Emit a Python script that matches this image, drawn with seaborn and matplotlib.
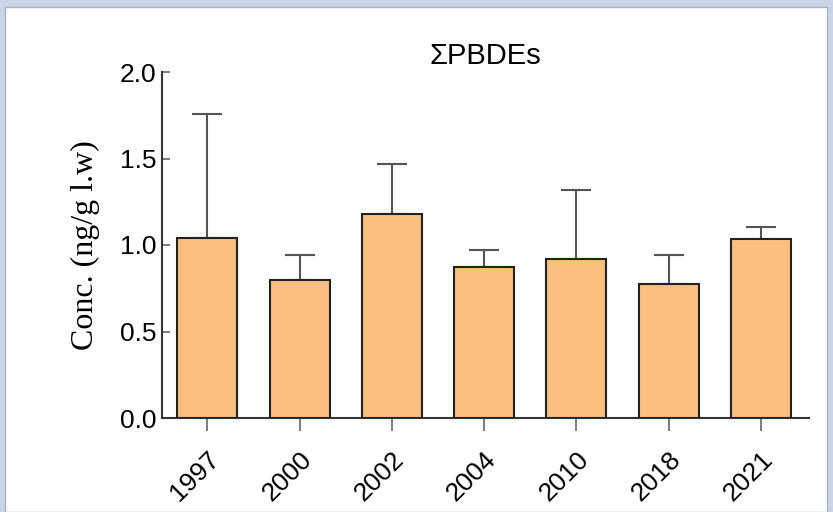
import matplotlib
matplotlib.use("Agg")
import matplotlib.pyplot as plt
import matplotlib.patches as patches
import matplotlib.transforms as mtransforms
import numpy as np
import pandas as pd
import seaborn as sns

years = ["1997", "2000", "2002", "2004", "2010", "2018", "2021"]
conc = [1.04, 0.80, 1.18, 0.875, 0.92, 0.775, 1.035]
upper = [1.76, 0.945, 1.47, 0.97, 1.32, 0.945, 1.105]
y_ticks = [0.0, 0.5, 1.0, 1.5, 2.0]

df = pd.DataFrame({"Year": years, "Conc": conc})
err_up = np.array(upper) - np.array(conc)

sns.set_theme(style="ticks")
plt.rcParams['font.family'] = ['Liberation Sans', 'DejaVu Sans']
plt.rcParams['text.color'] = 'black'
plt.rcParams['xtick.labelcolor'] = 'black'
plt.rcParams['ytick.labelcolor'] = 'black'

fig = plt.figure(figsize=(8.33, 5.12), dpi=100)
fig.patch.set_facecolor("#c9d5e4")
# white panel like the screenshot
fig.patches.append(patches.Rectangle((5 / 833, 0), 822 / 833, 505 / 512,
                                     transform=fig.transFigure, facecolor="white",
                                     edgecolor="#a9b4c2", linewidth=1.0, zorder=-5))

ax = fig.add_axes([162 / 833, 94 / 512, 647 / 833, 346 / 512])
ax.set_zorder(2)
ax.set_facecolor("none")

sns.barplot(data=df, x="Year", y="Conc", color="#fdbf80", width=0.65,
            edgecolor="#222222", linewidth=1.5, errorbar=None, saturation=1, ax=ax, zorder=3)

ax.errorbar(np.arange(len(years)), conc, yerr=[np.zeros(len(years)), err_up],
            fmt="none", ecolor="#555555", elinewidth=1.5, capsize=11, capthick=1.5, zorder=2)

ax.set_ylim(0, 2.0)
ax.set_xlim(-0.49, 6.52)
ax.set_yticks(y_ticks)
ax.set_yticklabels([f"{v:.1f}" for v in y_ticks], fontsize=19)
ax.set_xticks(range(len(years)))
ax.set_xticklabels(years, rotation=45, ha="right", rotation_mode="anchor", fontsize=19)
shift = mtransforms.ScaledTranslation(10 / 100, 0, fig.dpi_scale_trans)
for lbl in ax.get_xticklabels():
    lbl.set_transform(lbl.get_transform() + shift)

for s in ["top", "right"]:
    ax.spines[s].set_visible(False)
for s in ["left", "bottom"]:
    ax.spines[s].set_color("#333333")
    ax.spines[s].set_linewidth(1.5)
ax.tick_params(axis="y", direction="in", length=6, width=1.2, color="#666666", pad=4)
ax.tick_params(axis="x", length=9, width=1.2, color="#666666", pad=12)

ax.set_xlabel("")
ax.set_ylabel("Conc. (ng/g l.w)", family=["Liberation Serif", "DejaVu Serif"], fontsize=23,
              labelpad=14, color="black")
ax.set_title("ΣPBDEs", fontsize=21, pad=6, x=0.5, color="black")

fig.savefig("out.png", dpi=100, facecolor=fig.get_facecolor())
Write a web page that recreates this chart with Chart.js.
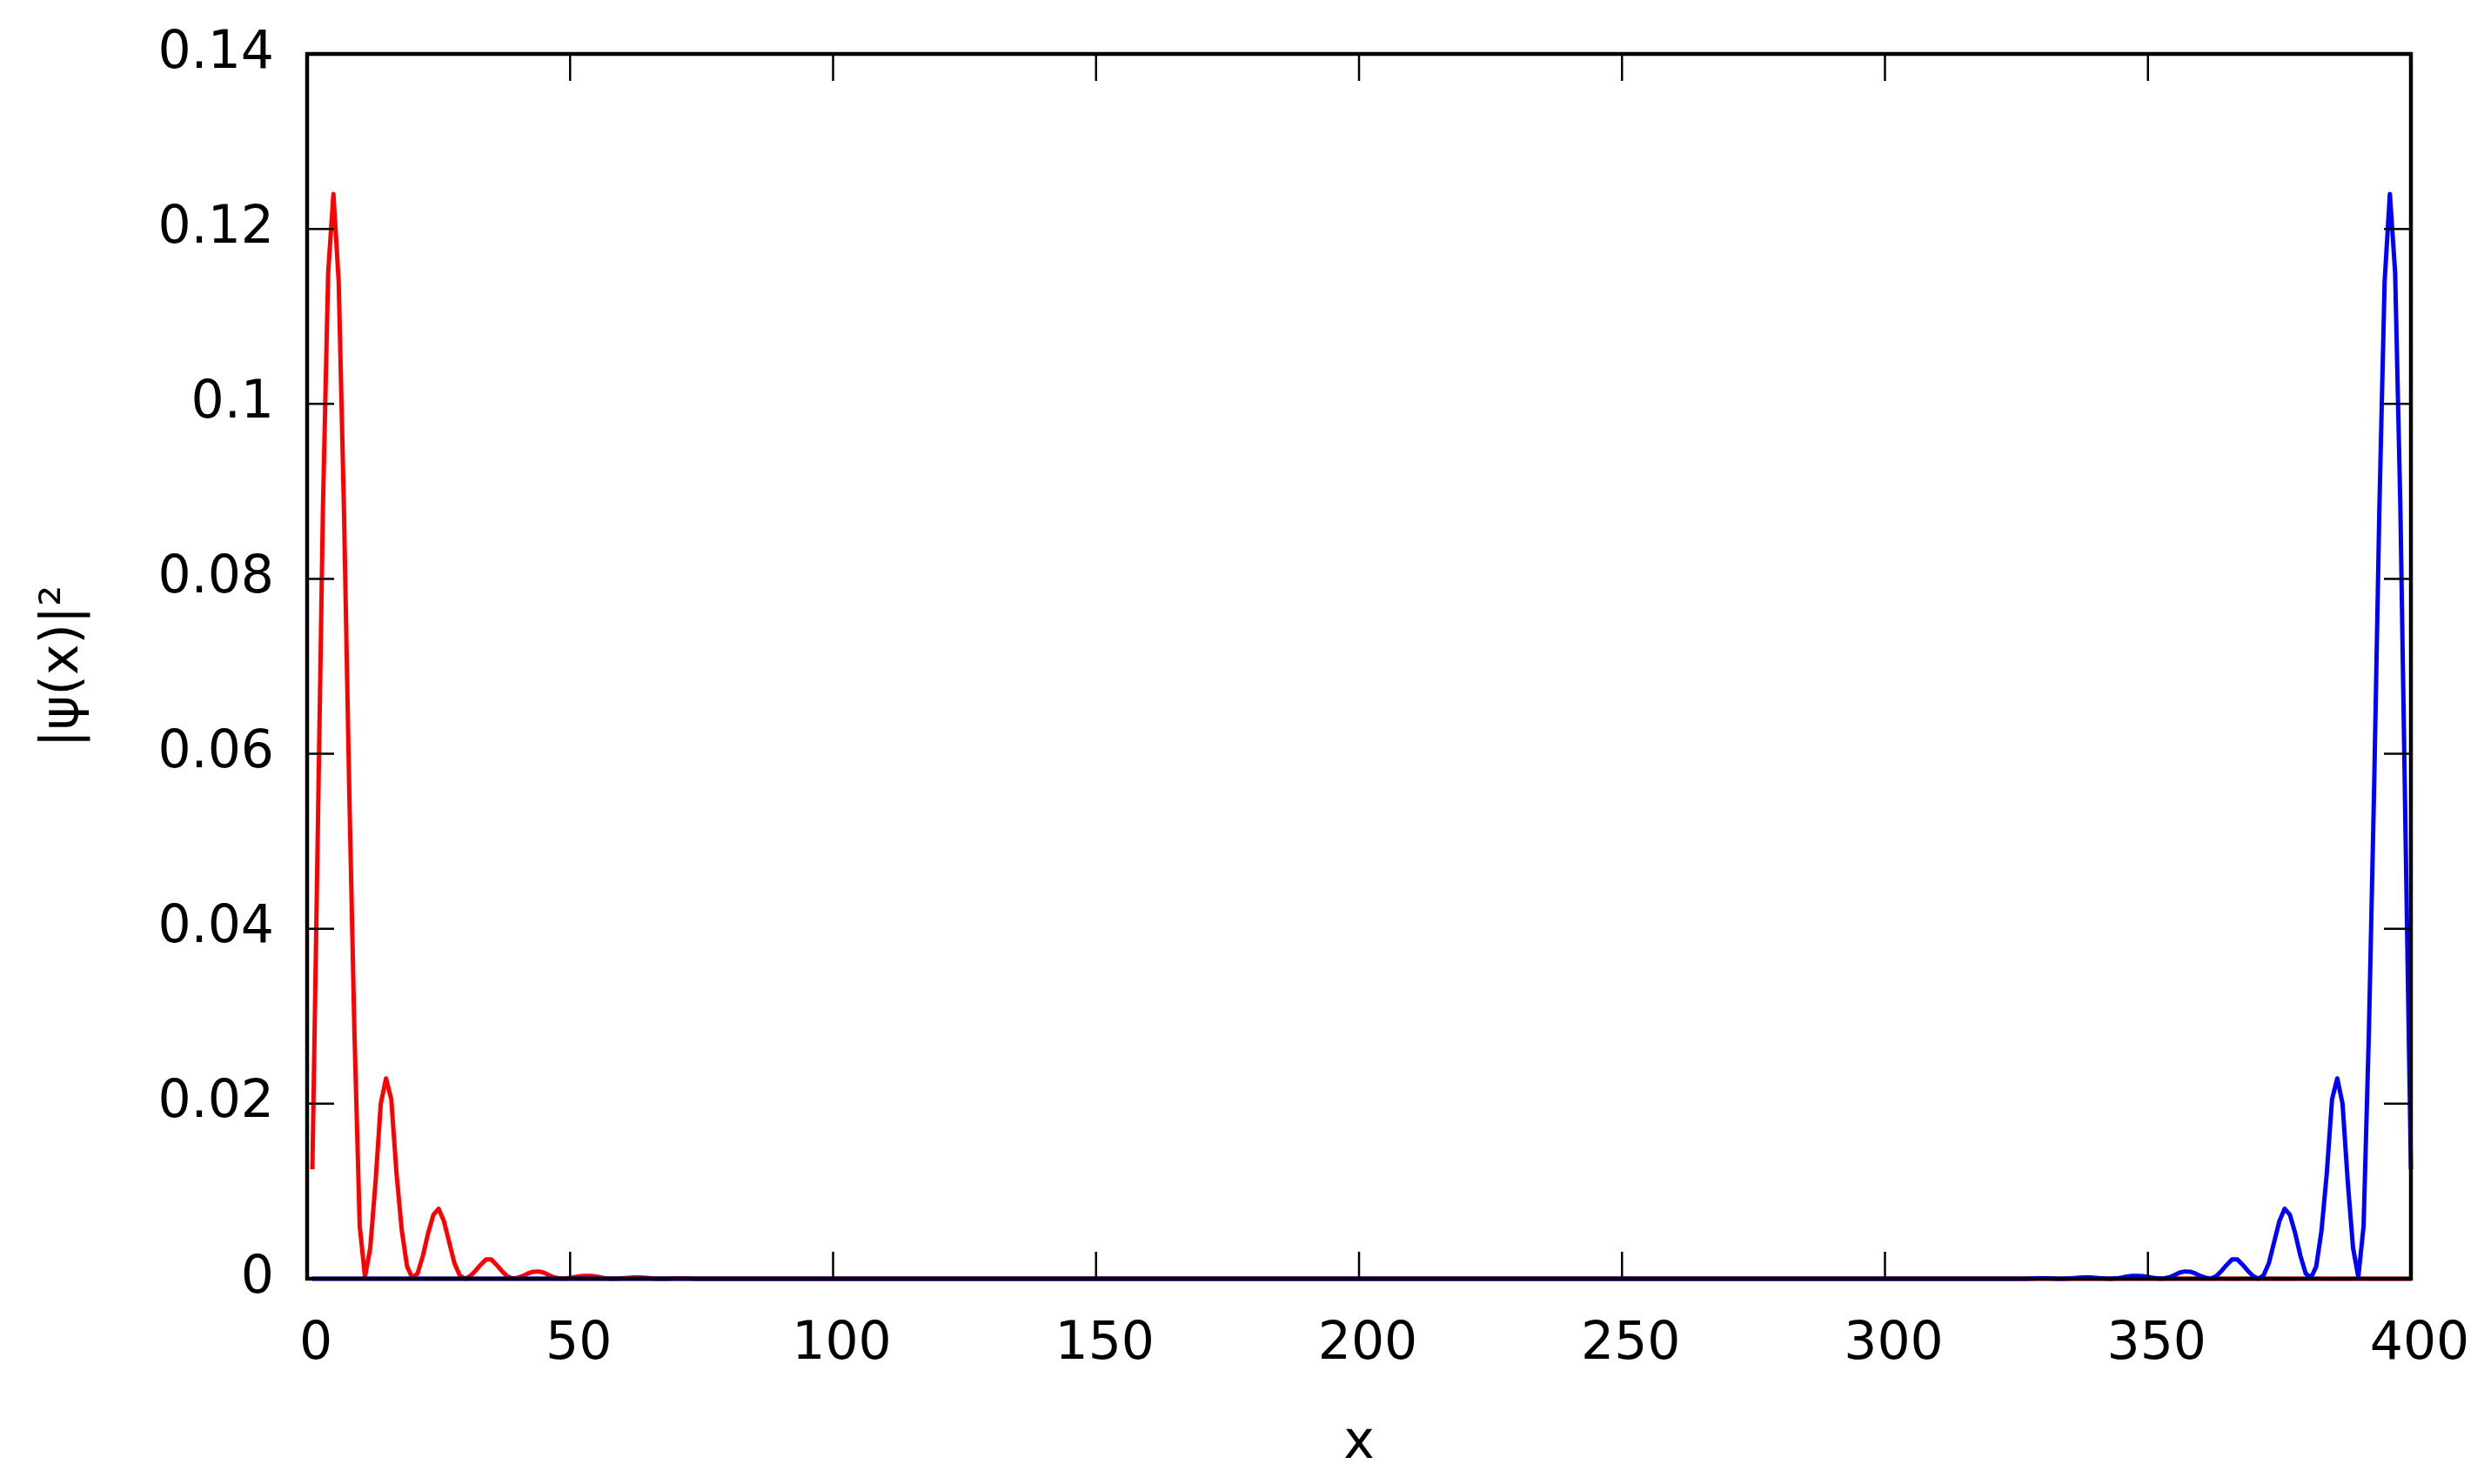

▬▬▬▬▬▬

| OBJECTIVE |
Without the pictures, write out the lines from the beginning of the entries through the line with "plt.rcParams['ytick.labelcolor'] = 'black'".

| EXERCISE OUTPUT |
Emit a Python script that matches this image, drawn with seaborn and matplotlib.
import matplotlib
matplotlib.use("Agg")
import matplotlib.pyplot as plt
import matplotlib.patches as patches
import matplotlib.transforms as mtransforms
import numpy as np
import pandas as pd
import seaborn as sns

years = ["1997", "2000", "2002", "2004", "2010", "2018", "2021"]
conc = [1.04, 0.80, 1.18, 0.875, 0.92, 0.775, 1.035]
upper = [1.76, 0.945, 1.47, 0.97, 1.32, 0.945, 1.105]
y_ticks = [0.0, 0.5, 1.0, 1.5, 2.0]

df = pd.DataFrame({"Year": years, "Conc": conc})
err_up = np.array(upper) - np.array(conc)

sns.set_theme(style="ticks")
plt.rcParams['font.family'] = ['Liberation Sans', 'DejaVu Sans']
plt.rcParams['text.color'] = 'black'
plt.rcParams['xtick.labelcolor'] = 'black'
plt.rcParams['ytick.labelcolor'] = 'black'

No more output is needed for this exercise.